第九 ベートーヴェン最大の交響曲の神話 (幻冬舎新書) | |
中川 右介 | |
幻冬舎 |
年末に向け気分を盛り上げるために読んでみました。
ベートーヴェンの第九の成立の経緯、
初演頃のややこしいやり取り、
ベートーヴェン没後の扱われ方、
後の時代の受容と演奏史
20世紀にかけての神格化
と、第九の受容史で貫かれているのだけれど、
初演当時のオーケストラ事情や
その後の演奏家、指揮者、オーケストラの人間事情や
評論の世界の動向
政治との関わりかたの変容
など、19世紀から20世紀の社会情勢を映し出してもいる。
本の構想が面白いということでもあるが、
このような構想を持てる1曲というのもなかなか第九以外にはそう見つからないだろう。
第九(を初めとするベートーヴェンの交響曲)が
初めはかなりの難物、変わった作品として受け取られていたというのも印象的。
その後のオーケストラや指揮者の充実により
曲の真価に迫る演奏が可能になってくるとともに曲が受け入れられ、
それとともに評論においても曲のもつ精神性や時代的な意義などが論じられ
次第に曲の含意が大きく広くなっていく様子が面白い。
ワグナーが多くの第九論を書き
ドイツ精神の反映としての第九という観点を切り開いて行くくだりも
ワグナー的な誇大さを思うと面白いのだが
それが後の第三帝国的なドイツ民族主義の高揚において第九が利用されることの布石となっていることを思うとただ面白がってはいられない。
この点は先日見たジーバーベルク「ヒトラー」でのワグナーの扱われかたを思い出すところである。
ワグナーは作曲家であるとともに論客でもあり、ドイツ至上主義的な精神論の礎を作った一人であることが、第九との関わりのなかでよくわかる。
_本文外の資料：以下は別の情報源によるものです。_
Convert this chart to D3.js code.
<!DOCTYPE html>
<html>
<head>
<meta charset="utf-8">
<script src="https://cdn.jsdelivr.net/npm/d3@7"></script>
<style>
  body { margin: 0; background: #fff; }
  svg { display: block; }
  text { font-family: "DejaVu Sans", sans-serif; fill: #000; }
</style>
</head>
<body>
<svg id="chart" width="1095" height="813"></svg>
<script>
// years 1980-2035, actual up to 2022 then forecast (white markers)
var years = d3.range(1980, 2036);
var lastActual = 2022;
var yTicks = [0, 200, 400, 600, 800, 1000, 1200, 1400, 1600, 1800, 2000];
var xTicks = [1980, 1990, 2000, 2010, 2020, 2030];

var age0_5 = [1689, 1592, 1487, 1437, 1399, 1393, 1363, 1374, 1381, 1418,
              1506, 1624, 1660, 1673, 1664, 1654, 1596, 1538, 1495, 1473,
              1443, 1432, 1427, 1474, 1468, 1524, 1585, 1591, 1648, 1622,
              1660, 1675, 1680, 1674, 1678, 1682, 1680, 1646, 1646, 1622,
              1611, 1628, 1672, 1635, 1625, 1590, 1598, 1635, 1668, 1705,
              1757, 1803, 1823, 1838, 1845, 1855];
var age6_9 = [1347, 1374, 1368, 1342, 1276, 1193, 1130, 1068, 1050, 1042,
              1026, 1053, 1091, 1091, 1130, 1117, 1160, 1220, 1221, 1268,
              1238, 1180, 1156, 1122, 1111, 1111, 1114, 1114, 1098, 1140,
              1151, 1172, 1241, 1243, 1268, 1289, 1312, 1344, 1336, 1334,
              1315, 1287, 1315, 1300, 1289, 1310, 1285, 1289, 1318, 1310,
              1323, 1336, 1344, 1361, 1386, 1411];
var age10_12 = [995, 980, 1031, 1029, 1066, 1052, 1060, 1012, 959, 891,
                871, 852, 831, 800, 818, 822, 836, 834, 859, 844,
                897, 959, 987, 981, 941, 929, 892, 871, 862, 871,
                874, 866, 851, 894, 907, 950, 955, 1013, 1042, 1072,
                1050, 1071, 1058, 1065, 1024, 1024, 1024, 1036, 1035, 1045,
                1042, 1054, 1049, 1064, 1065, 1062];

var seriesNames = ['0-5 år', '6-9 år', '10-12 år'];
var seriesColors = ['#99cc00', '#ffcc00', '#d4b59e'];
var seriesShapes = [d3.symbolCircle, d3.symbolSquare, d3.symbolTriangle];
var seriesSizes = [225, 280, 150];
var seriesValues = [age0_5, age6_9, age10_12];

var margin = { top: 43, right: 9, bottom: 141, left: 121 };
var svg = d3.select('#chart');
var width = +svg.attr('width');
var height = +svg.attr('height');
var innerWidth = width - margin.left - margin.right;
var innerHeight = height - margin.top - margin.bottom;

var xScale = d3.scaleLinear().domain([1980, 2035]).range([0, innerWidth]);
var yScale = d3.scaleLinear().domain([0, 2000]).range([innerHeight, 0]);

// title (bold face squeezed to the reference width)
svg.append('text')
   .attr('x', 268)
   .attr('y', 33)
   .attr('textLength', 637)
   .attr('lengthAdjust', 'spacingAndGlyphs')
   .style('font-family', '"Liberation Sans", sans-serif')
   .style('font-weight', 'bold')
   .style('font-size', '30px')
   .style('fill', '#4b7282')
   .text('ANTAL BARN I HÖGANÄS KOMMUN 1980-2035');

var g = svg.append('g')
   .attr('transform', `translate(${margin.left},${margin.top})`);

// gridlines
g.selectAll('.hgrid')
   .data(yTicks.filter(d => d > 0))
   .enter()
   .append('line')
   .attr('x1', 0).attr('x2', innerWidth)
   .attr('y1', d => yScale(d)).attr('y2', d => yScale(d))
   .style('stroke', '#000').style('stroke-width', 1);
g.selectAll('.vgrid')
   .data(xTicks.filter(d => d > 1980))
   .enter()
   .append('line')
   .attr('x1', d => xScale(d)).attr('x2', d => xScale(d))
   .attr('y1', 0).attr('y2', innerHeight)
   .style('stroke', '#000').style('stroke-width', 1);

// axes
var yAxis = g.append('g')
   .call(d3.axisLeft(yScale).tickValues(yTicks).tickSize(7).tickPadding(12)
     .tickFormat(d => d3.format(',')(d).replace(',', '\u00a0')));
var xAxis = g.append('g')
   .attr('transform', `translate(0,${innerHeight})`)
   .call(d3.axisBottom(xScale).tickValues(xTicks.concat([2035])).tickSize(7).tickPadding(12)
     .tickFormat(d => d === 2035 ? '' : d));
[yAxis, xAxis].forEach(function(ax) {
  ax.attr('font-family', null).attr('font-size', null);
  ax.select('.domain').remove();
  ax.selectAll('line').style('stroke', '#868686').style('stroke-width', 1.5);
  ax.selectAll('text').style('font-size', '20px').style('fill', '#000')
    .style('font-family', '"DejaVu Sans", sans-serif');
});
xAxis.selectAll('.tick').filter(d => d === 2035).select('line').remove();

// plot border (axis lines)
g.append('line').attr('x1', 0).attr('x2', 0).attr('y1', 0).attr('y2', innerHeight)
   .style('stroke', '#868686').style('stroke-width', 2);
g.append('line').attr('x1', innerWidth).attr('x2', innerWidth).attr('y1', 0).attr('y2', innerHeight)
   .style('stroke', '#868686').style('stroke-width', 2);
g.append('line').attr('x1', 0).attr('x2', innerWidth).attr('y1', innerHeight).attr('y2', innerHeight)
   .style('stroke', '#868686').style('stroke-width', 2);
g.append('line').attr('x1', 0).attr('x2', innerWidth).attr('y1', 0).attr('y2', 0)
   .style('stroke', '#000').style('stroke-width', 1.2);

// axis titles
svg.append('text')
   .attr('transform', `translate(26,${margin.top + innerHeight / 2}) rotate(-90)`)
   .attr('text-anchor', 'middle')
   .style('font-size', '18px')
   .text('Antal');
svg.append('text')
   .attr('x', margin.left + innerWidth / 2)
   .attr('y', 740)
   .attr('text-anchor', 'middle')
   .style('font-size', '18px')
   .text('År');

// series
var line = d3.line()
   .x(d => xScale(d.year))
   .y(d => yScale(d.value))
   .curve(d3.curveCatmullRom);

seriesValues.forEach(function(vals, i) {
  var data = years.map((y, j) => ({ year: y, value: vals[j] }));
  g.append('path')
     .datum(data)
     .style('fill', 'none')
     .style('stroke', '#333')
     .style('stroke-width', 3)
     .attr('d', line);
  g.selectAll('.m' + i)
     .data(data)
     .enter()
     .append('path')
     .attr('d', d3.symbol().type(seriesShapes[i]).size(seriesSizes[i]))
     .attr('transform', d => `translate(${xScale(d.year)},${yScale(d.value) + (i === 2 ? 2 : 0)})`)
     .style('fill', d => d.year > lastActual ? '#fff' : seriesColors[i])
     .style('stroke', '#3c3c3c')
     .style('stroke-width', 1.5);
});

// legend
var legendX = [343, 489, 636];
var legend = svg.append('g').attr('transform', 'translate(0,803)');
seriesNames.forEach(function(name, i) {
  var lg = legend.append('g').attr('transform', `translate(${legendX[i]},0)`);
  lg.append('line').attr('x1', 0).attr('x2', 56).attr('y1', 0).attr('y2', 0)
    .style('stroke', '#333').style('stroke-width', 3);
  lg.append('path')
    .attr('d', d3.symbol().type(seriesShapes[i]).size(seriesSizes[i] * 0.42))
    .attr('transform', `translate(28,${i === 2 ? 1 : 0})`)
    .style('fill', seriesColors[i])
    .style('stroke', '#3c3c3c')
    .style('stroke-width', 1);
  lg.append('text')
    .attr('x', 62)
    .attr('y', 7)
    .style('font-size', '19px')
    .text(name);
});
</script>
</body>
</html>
ジーバーベルクはこういう側面を理解していたのだと思う。
一方で第九は労働運動や共産主義運動においてもここ一番で担ぎ出される曲でもあることがまた面白い。
第九がそういう汎用性をもつメッセ-ジを湛えているということでもあるが
政治というのはそのようなものを敏感にとらえて利用するものなのだと実感する。
政治のポピュリズム的な節操のなさに第九が翻弄されてきたということなのだろう。
そのほかにも、第九を有名に、あるいは神格化するうえで貢献した指揮者の人間模様も
とても面白い。
ワグナー、メンデルスゾーン、ビューロー、マーラー、フルトヴェングラー、トスカニーニ、カラヤン、バーンスタインなど。
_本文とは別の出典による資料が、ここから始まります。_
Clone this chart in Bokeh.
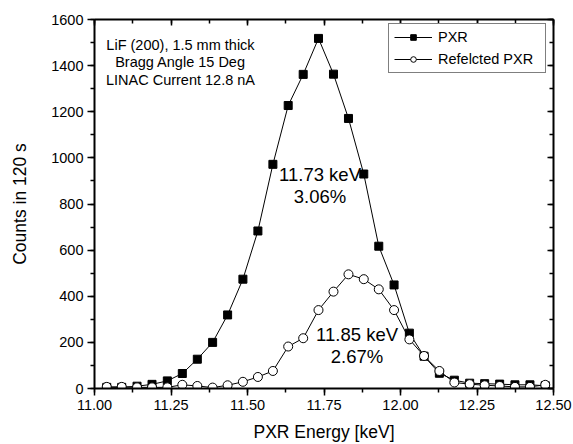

彼らは指揮者として第九にどのように取り組んで、それが第九の受容にどのように影響したのか、もさることながら、第九を巡って、例えばフルヴェンとトスカニーニが険悪な関係になるなど、人類みな同胞のメッセ-ジを持つ第九を愛する人たちとは思えない泥臭さがあって実に面白いね。
その他には第九の日本初演はいつなのかを史実を追って考えてみたり。
第九が新書1冊書ける曲であることをしっかり証明した本でした。